Ayer hubo quien no necesitó nada para saber qué hacer: orar, ofrecer y ayudar.

Fue como si la vida en las pequeñas comunidades, la familia, la fe y la cultura se hubieran abierto paso en medio del apagón.

Volvimos a la vida con propósito, aunque fuera por accidente.

La luz que no falla

Hoy, providencialmente, la liturgia de la misa nos regalaba este mensaje:

 Dios es luz y en Él no hay tiniebla alguna.» (1 Jn 1,5)

Ayer fallaron muchas cosas. Pero no falló la fe. No falló la esperanza de los que, en medio de la oscuridad, sabían dar luz a sus vecinos, a sus mayores, a sus pacientes, a sus hijos o alumnos. No falló la caridad de los que se acercaron al vecino físicamente dependiente, de los que compartieron linternas y comida, de los que, simplemente, se quedaron al lado.

Nada funcionaba, pero lo más esencial sí se encendió.

Porque quien camina con esperanza, aunque no vea nada con los ojos, camina en la Verdad.

Recuperar la mirada

No se trata de romantizar las crisis, ni glorificar un apagón.

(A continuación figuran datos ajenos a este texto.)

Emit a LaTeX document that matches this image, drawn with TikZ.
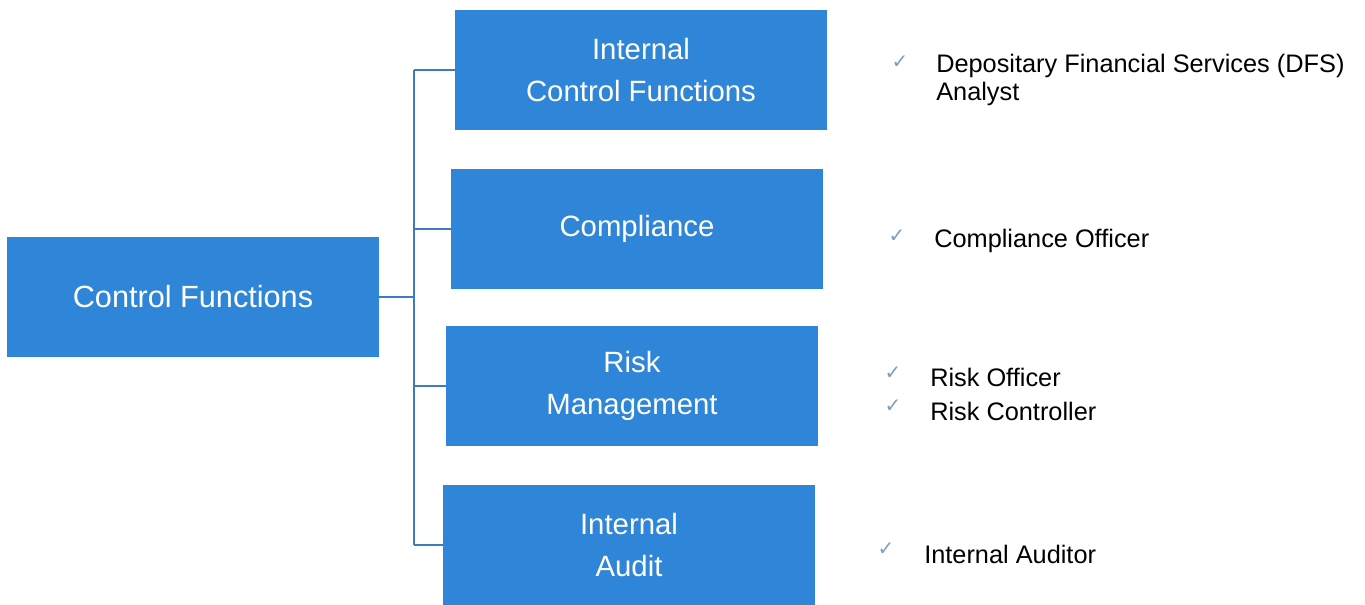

Pero sería una necedad no escuchar lo que ayer fue evidente: que vivimos de espaldas a lo esencial, que hemos construido sobre arenas movedizas, que nuestro castillo de seguridades puede caer en un suspiro.

Y quizá haya llegado el momento de preguntarnos si queremos seguir viviendo así: corriendo detrás del humo y atados a cosas que no resisten un corte de luz.

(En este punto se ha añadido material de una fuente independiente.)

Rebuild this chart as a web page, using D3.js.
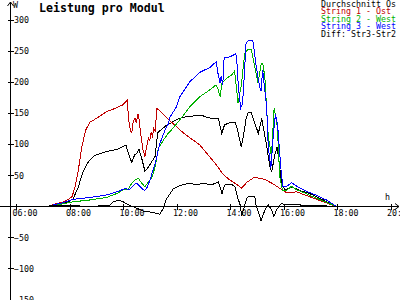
<!DOCTYPE html>
<html><head><meta charset="utf-8">
<script src="https://cdn.jsdelivr.net/npm/d3@7/dist/d3.min.js"></script>
<style>
html,body{margin:0;padding:0;background:#fff;overflow:hidden}
</style>
</head><body>
<svg id="chart" width="400" height="300"></svg>
<script>
// ---- data (hours, W) ----
const titleText = "Leistung pro Modul";
const seriesNames = ["Durchschnitt Os", "String 1 - Ost", "String 2 - West", "String 3 - West", "Diff: Str3-Str2"];
const seriesColors = ["#000000", "#c00000", "#00b000", "#0000ff", "#000000"];
const xTickHours = [6, 8, 10, 12, 14, 16, 18, 20];
const xTickLabels = ["06:00", "08:00", "10:00", "12:00", "14:00", "16:00", "18:00", "20:00"];
const yTickValues = [300, 250, 200, 150, 100, 50, -50, -100, -150];

const avgData = [[7.2,0],[7.5,3],[7.8,5],[8.0,8],[8.14,12],[8.33,31],[8.5,55],[8.7,71],[8.96,82],[9.39,88],[9.76,91],[10.11,98],[10.2,85],[10.33,70],[10.43,82],[10.51,85],[10.6,91],[10.7,77],[10.82,56],[10.95,63],[11.07,71],[11.2,80],[11.3,118],[11.45,124],[11.63,130],[11.76,133],[12.0,139],[12.25,143],[12.62,145],[13.0,145],[13.13,143],[13.4,140],[13.57,141],[13.63,128],[13.69,117],[13.8,131],[14.0,134],[14.19,135],[14.28,123],[14.42,95],[14.5,112],[14.6,140],[14.68,150],[14.8,150],[14.93,133],[15.06,117],[15.19,141],[15.26,123],[15.36,100],[15.48,66],[15.56,55],[15.66,80],[15.76,95],[15.84,69],[15.93,35],[16.06,26],[16.31,31],[16.62,25],[16.99,20],[17.49,10],[17.93,0]];

const string1Data = [[7.2,0],[7.5,4],[7.8,7],[8.0,12],[8.1,16],[8.2,30],[8.33,58],[8.46,95],[8.6,122],[8.77,135],[9.08,143],[9.39,152],[9.76,158],[10.0,163],[10.11,168],[10.16,170],[10.21,140],[10.28,120],[10.33,118],[10.38,135],[10.45,142],[10.5,134],[10.56,148],[10.6,140],[10.68,110],[10.75,90],[10.82,80],[10.88,95],[10.95,110],[11.0,106],[11.05,118],[11.1,112],[11.15,125],[11.2,120],[11.27,157],[11.3,156],[11.76,137],[12.25,118],[12.88,98],[13.5,66],[13.69,54],[13.85,47],[14.0,42],[14.25,35],[14.44,29],[14.62,38],[14.75,42],[14.9,46],[15.1,45],[15.3,43],[15.43,40],[15.6,36],[15.81,30],[16.0,25],[16.1,22],[16.3,22],[16.49,23],[16.99,15],[17.48,7],[17.96,0]];

const string2Data = [[7.2,0],[7.5,2],[7.8,4],[8.0,6],[8.14,7],[8.77,10],[9.39,14],[9.75,20],[10.01,26],[10.2,27],[10.3,35],[10.45,42],[10.57,45],[10.7,37],[10.82,31],[10.95,39],[11.07,45],[11.2,63],[11.32,93],[11.51,106],[11.69,117],[11.76,120],[12.13,139],[12.5,160],[12.87,176],[13.25,187],[13.48,195],[13.56,187],[13.63,176],[13.7,198],[13.88,206],[14.07,211],[14.17,217],[14.25,187],[14.3,166],[14.42,193],[14.55,246],[14.67,252],[14.8,252],[14.92,225],[15.05,198],[15.17,230],[15.22,230],[15.3,209],[15.43,112],[15.55,80],[15.65,158],[15.77,128],[15.86,47],[15.96,26],[16.1,25],[16.3,32],[16.5,26],[16.75,22],[17.0,17],[17.5,8],[17.96,0]];

const string3Data = [[7.2,0],[7.5,3],[7.8,6],[8.0,9],[8.14,11],[8.77,14],[9.39,18],[9.76,23],[10.07,28],[10.26,27],[10.4,34],[10.51,37],[10.6,33],[10.8,25],[10.9,30],[11.01,42],[11.1,55],[11.2,68],[11.38,101],[11.57,122],[11.69,132],[11.76,143],[12.0,160],[12.13,176],[12.5,200],[12.87,215],[13.25,223],[13.48,232],[13.56,211],[13.63,198],[13.67,209],[13.73,195],[13.78,238],[14.0,240],[14.22,245],[14.26,230],[14.31,193],[14.4,158],[14.47,165],[14.52,200],[14.6,262],[14.7,267],[14.85,267],[14.9,252],[14.97,228],[15.06,203],[15.12,190],[15.16,185],[15.22,219],[15.3,187],[15.37,159],[15.43,95],[15.53,62],[15.62,115],[15.7,148],[15.78,130],[15.85,90],[15.92,52],[15.98,31],[16.1,31],[16.3,38],[16.5,32],[16.85,24],[17.2,18],[17.6,10],[17.97,0]];

const diffData = [[7.2,0],[7.3,1],[8.3,1],[8.4,0],[9.05,0],[9.1,1],[9.5,1],[9.6,6],[9.82,10],[10.01,7],[10.2,2],[10.39,-1],[10.76,-8],[10.95,-9],[11.2,-11],[11.38,-13],[11.5,-4],[11.63,12],[11.76,20],[11.88,28],[12.19,34],[12.5,37],[12.75,34],[13.0,37],[13.3,34],[13.56,39],[13.63,31],[13.7,20],[13.8,34],[14.06,35],[14.19,31],[14.3,12],[14.38,2],[14.44,-15],[14.5,-6],[14.62,12],[14.68,15],[14.93,15],[14.97,2],[15.06,-9],[15.16,-23],[15.25,-12],[15.37,-1],[15.43,2],[15.56,-6],[15.64,-17],[15.74,-6],[15.87,2],[15.93,4],[16.0,3],[16.6,3],[16.67,1],[17.96,0]];

// ---- drawing ----
const FONT = '"DejaVu Sans Mono", "Liberation Mono", monospace';
const svg = d3.select("#chart");
svg.append("rect").attr("width", 400).attr("height", 300).attr("fill", "#ffffff");

const x = d3.scaleLinear().domain([6, 20]).range([16, 390.5]);
const y = d3.scaleLinear().domain([-150, 300]).range([299.5, 19.5]);
const axisX = 10.5;
const y0 = Math.round(y(0)) + 0.5;

// x axis
const gx = svg.append("g").attr("transform", `translate(0,${y0})`)
  .call(d3.axisBottom(x).tickValues(xTickHours).tickFormat((d, i) => xTickLabels[i]).tickSize(3).tickSizeOuter(0));
gx.select(".domain").remove();
gx.selectAll(".tick line").attr("y1", -3).attr("y2", 3).attr("stroke", "#000").attr("shape-rendering", "crispEdges");
gx.selectAll(".tick text").attr("x", -4).attr("y", 9.5).attr("dy", 0)
  .attr("text-anchor", "start").attr("font-family", FONT).attr("font-size", 8.3).attr("fill", "#000");
gx.attr("font-family", null).attr("font-size", null);

// y axis
const gy = svg.append("g").attr("transform", `translate(${axisX},0)`)
  .call(d3.axisRight(y).tickValues(yTickValues).tickSize(3).tickSizeOuter(0));
gy.select(".domain").remove();
gy.selectAll(".tick line").attr("x1", -3).attr("x2", 3).attr("stroke", "#000").attr("shape-rendering", "crispEdges");
gy.selectAll(".tick text").attr("x", 3.5).attr("dy", "0.36em")
  .attr("text-anchor", "start").attr("font-family", FONT).attr("font-size", 8.3).attr("fill", "#000");
gy.attr("font-family", null).attr("font-size", null);

// axis lines + arrows
const axes = svg.append("g").attr("stroke", "#000").attr("fill", "none").attr("shape-rendering", "crispEdges");
axes.append("line").attr("x1", 0).attr("x2", 399).attr("y1", y0).attr("y2", y0);
axes.append("line").attr("x1", axisX).attr("x2", axisX).attr("y1", 2).attr("y2", 300);
svg.append("path").attr("d", `M${axisX-3},6L${axisX},2L${axisX+3},6`).attr("stroke", "#000").attr("fill", "none");
svg.append("path").attr("d", `M395,${y0-3}L399,${y0}L395,${y0+3}`).attr("stroke", "#000").attr("fill", "none");

svg.append("text").attr("x", 13).attr("y", 8).text("W")
  .attr("font-family", FONT).attr("font-size", 8.3).attr("fill", "#000");
svg.append("text").attr("x", 385).attr("y", 199.5).text("h")
  .attr("font-family", FONT).attr("font-size", 8.3).attr("fill", "#000");

// series
const line = d3.line().x(d => x(d[0])).y(d => y(d[1]));
const drawOrder = [[avgData, 0], [string1Data, 1], [string2Data, 2], [string3Data, 3], [diffData, 4]];
drawOrder.forEach(([data, i]) => {
  svg.append("path").datum(data).attr("d", line)
    .attr("fill", "none").attr("stroke", seriesColors[i]).attr("stroke-width", 1)
    .attr("shape-rendering", "crispEdges");
});

// title
svg.append("text").attr("x", 39).attr("y", 11.5).text(titleText)
  .attr("font-family", FONT).attr("font-weight", "bold").attr("font-size", 11.6).attr("fill", "#000");

// legend
svg.append("g").selectAll("text").data(seriesNames).join("text")
  .attr("x", 321).attr("y", (d, i) => 7 + i * 7.4)
  .attr("font-family", FONT).attr("font-size", 8.3)
  .attr("fill", (d, i) => seriesColors[i]).text(d => d);
</script>
</body></html>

Quizá sea hora de dejar de consumir la vida y  volver a vivir. De verdad. Con toda el alma.

Ayer se apagó España. Hoy podríamos encender algo mucho más grande: la certeza de que nuestra vida tiene sentido incluso cuando todo alrededor tiembla.

Quizá lo que necesitamos no son más baterías externas ni generadores, sino raíces más profundas.

Quizá el mayor drama no sea un apagón. Quizá el drama es que no sabemos mirar la fragilidad de la vida a la cara.

Quizá, cuando la luz del mundo falla, basta mirar entre la oscuridad. Y descubrir que, al final, solo Su luz basta, incluso a oscuras.